• **Goal of the exercise**: Go over the entries below line by line, copying each one that contains the word "code".

• **Records to use**:

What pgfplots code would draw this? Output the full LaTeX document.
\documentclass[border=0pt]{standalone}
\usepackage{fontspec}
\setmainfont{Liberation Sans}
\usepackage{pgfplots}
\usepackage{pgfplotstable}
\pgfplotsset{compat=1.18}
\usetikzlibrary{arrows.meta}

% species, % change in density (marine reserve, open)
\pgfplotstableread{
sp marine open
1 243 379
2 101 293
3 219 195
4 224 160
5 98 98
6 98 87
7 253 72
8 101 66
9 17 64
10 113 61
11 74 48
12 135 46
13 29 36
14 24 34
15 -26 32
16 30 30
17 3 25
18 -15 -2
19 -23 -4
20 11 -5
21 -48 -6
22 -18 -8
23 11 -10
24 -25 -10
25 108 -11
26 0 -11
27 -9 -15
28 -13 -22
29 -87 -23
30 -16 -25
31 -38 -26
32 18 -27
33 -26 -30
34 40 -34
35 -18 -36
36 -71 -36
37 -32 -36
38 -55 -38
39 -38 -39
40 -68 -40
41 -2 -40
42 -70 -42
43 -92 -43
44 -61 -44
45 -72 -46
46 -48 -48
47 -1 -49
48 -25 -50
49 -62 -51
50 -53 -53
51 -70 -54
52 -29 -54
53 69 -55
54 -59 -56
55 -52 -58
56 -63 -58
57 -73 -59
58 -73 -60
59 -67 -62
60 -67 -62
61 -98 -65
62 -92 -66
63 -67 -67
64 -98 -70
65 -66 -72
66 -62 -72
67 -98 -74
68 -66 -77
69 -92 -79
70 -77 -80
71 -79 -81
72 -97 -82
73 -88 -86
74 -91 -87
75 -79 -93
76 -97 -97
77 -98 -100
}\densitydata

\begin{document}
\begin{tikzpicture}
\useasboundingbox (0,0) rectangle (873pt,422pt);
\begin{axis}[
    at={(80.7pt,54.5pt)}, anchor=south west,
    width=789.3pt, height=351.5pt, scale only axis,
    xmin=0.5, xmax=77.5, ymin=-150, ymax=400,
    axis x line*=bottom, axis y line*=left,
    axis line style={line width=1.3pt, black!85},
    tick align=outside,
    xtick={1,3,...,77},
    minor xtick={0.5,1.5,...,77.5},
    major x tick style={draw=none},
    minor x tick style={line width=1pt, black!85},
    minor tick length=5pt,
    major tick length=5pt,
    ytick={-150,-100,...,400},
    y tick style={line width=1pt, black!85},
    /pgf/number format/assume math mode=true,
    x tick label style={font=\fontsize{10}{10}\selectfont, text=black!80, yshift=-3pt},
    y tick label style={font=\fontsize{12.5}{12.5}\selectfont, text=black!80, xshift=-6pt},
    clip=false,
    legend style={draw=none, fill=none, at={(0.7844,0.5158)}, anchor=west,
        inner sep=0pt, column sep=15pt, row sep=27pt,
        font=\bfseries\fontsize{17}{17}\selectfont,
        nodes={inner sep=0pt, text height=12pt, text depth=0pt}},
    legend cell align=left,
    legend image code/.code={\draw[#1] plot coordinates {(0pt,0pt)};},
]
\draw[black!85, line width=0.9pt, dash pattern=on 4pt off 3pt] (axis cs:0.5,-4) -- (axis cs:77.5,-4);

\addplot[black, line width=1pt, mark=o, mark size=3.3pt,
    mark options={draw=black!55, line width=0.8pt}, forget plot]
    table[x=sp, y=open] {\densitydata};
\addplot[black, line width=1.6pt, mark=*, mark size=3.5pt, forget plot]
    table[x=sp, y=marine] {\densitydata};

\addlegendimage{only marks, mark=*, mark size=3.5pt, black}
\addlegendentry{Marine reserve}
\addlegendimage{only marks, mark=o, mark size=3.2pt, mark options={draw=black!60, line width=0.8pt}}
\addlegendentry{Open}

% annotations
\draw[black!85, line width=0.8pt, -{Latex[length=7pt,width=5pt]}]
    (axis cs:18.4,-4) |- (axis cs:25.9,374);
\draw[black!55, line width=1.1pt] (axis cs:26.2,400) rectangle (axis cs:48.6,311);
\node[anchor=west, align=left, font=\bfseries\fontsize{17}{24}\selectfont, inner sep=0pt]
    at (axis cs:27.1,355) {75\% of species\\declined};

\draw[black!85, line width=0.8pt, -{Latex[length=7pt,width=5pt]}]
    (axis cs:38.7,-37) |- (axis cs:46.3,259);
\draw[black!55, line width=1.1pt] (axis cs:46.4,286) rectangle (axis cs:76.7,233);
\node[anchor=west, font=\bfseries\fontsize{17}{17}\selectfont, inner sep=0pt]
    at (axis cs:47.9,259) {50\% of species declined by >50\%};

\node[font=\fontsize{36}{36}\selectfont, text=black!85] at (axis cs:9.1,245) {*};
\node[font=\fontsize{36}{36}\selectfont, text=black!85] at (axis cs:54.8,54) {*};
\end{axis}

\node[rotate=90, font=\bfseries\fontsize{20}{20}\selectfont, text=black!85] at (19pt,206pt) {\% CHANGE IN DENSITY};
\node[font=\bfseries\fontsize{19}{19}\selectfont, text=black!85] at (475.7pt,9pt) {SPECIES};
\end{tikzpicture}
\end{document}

==

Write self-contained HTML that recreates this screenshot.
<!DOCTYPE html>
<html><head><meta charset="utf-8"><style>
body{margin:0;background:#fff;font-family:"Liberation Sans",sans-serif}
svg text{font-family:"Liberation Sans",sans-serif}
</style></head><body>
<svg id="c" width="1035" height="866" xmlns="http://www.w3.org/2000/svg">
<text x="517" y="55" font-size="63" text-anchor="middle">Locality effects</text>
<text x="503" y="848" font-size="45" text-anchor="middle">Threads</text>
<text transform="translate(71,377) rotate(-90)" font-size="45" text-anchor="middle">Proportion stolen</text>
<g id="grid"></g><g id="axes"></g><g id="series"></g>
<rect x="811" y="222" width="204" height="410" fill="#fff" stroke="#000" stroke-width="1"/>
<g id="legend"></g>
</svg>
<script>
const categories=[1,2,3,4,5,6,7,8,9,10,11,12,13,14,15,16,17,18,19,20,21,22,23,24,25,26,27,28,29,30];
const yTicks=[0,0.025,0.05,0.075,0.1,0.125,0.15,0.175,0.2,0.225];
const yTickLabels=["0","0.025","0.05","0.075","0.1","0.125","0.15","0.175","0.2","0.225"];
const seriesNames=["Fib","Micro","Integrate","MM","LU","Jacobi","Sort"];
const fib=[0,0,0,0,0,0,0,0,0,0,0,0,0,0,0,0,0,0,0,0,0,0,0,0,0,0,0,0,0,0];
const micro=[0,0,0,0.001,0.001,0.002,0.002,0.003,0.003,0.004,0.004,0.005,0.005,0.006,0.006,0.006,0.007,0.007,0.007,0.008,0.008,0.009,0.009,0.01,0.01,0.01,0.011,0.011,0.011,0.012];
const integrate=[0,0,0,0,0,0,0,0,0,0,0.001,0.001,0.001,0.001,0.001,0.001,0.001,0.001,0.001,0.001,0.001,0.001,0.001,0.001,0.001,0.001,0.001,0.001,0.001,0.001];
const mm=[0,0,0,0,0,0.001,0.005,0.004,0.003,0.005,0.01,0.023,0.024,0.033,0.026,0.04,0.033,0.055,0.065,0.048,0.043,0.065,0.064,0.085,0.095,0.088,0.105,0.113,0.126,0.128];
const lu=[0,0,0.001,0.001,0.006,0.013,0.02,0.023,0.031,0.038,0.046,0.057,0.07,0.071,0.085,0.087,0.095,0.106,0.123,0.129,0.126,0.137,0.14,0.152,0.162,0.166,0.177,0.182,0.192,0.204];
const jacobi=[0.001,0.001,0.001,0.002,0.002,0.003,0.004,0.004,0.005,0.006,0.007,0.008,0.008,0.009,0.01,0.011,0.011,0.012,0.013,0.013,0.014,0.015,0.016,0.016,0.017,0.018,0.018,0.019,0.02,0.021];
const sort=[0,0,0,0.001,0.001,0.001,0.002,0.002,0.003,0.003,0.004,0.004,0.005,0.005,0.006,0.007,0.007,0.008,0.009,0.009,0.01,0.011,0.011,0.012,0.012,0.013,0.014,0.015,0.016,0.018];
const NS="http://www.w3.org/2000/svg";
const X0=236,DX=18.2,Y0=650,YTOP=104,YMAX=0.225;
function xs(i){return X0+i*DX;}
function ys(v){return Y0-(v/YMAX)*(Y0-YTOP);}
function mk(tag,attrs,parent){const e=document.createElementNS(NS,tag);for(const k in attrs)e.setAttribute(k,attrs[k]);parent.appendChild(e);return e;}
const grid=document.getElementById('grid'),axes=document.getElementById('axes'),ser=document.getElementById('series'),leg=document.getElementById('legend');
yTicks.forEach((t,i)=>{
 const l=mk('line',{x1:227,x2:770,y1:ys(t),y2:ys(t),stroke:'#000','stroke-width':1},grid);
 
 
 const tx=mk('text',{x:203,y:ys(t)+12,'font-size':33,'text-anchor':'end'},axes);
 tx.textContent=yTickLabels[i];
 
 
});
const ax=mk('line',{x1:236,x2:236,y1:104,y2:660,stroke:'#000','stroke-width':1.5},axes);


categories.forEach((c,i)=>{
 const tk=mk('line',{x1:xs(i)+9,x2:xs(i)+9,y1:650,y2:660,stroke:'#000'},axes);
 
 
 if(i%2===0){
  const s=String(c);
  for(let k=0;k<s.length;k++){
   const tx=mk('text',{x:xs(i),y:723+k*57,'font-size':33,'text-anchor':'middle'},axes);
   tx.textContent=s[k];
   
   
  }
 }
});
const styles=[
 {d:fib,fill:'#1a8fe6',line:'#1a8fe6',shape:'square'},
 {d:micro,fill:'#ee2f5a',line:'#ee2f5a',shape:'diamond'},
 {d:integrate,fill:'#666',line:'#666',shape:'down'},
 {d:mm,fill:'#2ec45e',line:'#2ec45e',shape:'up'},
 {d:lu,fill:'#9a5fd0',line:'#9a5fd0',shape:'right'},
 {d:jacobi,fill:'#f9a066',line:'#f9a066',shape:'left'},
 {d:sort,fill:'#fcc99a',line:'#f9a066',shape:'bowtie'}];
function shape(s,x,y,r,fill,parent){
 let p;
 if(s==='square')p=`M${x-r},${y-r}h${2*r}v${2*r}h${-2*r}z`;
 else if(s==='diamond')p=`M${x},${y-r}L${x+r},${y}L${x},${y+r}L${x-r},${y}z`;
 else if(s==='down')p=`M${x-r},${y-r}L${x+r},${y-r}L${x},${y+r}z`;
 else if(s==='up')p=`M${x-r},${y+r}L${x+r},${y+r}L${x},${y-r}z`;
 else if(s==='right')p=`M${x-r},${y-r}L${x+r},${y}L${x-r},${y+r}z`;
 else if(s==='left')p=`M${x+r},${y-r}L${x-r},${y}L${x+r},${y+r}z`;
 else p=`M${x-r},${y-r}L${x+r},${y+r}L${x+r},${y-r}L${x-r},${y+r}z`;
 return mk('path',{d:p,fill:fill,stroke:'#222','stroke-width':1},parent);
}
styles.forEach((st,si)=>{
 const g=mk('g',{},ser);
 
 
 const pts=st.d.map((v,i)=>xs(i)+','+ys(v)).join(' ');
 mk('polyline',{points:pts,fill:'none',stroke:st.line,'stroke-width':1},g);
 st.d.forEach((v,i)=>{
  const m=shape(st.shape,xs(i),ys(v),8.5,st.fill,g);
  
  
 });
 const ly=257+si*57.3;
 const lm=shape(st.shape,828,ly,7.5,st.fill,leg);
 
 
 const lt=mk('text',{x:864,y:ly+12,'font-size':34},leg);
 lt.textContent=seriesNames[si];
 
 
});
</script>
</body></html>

• **Result of this exercise**:
What pgfplots code would draw this? Output the full LaTeX document.
    legend image code/.code={\draw[#1] plot coordinates {(0pt,0pt)};},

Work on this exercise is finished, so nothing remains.